FormFit is a prototype application designed detect exercices (pushups, squats, and lunges)and count them, after which the form is analyzed and feedback is provided on exercise form. It utilizes MediaPipe's pose estimation solution (An open-source machine learning framework), followed by classification of the action through a custom-built sequential model with LSTM layers. Algorithms backed by professional trainers are used to provide simple feedback on the form of the exercise, aiming to avoid injuries.
The exercise detection perfomed well in testing with the whole dataset, giving an accuracy of 0.95, weighted precision of 0.96, weighted recall of 0.95 and weighted F1 score of 0.96. Although the results in theory show a great result, in practice quite the level is not achieved. This could be due to the imperfections in data collection and lack of varied data.
This project secured the runner's up position and was developed for the Benefit Advanced AI Hackathon 2024 organized by the University of Bahrain
- Data was collected using MediaPipe's pose estimation solution, collecting the normalized coordinates for 33 points.
- 75 videos of 30 frames each was done for each of the four classes; pushups, squats, lunges and noactions ( a 'null' class to reduce the number of false positives)
-
Run the provided notebook to capture webcam footage and perform pose estimation.
-
The application will detect pushups, squats, and lunges in real-time and display the detected exercise along with a confidence score.
-
The system will count the number of repetitions for each exercise and provide feedback on exercise form in the form of on-screen text.

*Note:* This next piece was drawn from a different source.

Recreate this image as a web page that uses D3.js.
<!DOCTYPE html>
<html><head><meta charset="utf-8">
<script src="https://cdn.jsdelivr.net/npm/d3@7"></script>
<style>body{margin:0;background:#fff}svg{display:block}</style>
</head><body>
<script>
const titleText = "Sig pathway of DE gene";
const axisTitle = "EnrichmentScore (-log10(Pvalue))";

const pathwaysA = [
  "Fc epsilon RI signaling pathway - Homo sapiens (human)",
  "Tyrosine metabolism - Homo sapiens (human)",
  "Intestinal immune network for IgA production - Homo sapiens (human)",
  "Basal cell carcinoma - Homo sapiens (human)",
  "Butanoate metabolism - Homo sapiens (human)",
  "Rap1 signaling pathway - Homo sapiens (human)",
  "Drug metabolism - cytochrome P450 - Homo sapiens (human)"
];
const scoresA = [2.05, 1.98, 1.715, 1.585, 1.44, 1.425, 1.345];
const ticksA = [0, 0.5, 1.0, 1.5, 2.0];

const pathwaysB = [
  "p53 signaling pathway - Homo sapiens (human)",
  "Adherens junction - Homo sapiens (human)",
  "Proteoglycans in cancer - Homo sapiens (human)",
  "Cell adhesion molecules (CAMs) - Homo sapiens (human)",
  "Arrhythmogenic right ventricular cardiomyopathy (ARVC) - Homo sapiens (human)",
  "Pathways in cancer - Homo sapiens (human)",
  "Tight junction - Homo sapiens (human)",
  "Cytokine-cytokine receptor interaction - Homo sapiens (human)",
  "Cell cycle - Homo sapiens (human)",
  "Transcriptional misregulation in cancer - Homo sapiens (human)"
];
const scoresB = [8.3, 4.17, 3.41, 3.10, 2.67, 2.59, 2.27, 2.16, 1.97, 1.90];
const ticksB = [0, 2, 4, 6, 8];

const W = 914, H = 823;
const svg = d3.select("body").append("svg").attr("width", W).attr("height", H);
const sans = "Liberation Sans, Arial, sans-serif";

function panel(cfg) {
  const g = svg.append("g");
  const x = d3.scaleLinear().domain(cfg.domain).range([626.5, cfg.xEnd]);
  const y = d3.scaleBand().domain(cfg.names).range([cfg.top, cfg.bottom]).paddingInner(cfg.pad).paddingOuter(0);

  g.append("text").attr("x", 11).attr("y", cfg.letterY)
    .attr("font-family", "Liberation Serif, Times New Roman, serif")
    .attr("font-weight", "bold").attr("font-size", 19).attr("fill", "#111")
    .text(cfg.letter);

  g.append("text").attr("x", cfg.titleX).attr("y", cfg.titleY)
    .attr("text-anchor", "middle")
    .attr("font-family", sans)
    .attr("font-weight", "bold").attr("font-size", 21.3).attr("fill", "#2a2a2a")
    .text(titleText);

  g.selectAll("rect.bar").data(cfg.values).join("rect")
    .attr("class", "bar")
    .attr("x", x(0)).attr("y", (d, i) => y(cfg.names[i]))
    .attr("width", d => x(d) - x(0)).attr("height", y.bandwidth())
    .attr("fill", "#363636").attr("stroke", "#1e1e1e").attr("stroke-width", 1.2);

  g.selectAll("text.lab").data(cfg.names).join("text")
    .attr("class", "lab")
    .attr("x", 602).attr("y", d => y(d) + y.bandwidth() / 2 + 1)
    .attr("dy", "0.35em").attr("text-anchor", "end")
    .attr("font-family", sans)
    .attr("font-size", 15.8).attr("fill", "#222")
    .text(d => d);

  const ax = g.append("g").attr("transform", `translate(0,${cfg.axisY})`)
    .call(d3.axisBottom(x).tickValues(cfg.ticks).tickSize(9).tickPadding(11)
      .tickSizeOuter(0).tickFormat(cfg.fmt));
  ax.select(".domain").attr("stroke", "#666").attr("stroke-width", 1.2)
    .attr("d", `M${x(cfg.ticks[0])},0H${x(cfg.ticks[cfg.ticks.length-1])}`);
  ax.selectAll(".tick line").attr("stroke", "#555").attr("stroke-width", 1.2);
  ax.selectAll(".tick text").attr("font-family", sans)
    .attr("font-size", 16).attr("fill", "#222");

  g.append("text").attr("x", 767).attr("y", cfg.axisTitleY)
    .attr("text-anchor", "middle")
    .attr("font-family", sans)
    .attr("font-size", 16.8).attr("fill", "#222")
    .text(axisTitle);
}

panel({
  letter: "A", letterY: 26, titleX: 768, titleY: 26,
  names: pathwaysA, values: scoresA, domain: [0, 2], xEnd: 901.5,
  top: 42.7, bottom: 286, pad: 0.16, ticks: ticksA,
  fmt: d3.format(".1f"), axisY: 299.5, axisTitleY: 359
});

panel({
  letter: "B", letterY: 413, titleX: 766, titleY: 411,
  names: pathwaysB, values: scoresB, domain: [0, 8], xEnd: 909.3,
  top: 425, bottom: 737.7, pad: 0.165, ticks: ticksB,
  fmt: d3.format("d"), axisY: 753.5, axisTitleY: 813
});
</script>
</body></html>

- Pose estimation using the MediaPipe library.
- Real-time detection and classification of pushups, squats, and lunges.
- Repetition counting for each exercise.
- Form feedback to help users maintain proper exercise technique.
- Key-point values are extracted from the detected poses.
- The dataset is organized into folders based on the detected exercise type.
- Each exercise sequence consists of 30 frames of video.
- A Long Short-Term Memory (LSTM) neural network is trained to classify exercise types based on pose keypoints.
- The model architecture consists of multiple LSTM layers followed by dense layers with ReLU activation.
- Training is performed using Adam optimizer and categorical cross-entropy loss.
- Evaluation metrics such as accuracy, precision, recall, and F1 score are computed using a confusion matrix.
- The model's performance is visualized using a confusion matrix heatmap.
- The application provides real-time feedback on exercise form during webcam capture.
- Repetition counts for each exercise type are displayed on-screen.
- The system calculates joint angles to detect mistakes in exercise form.
- Feedback messages are displayed to help users correct their form during exercise.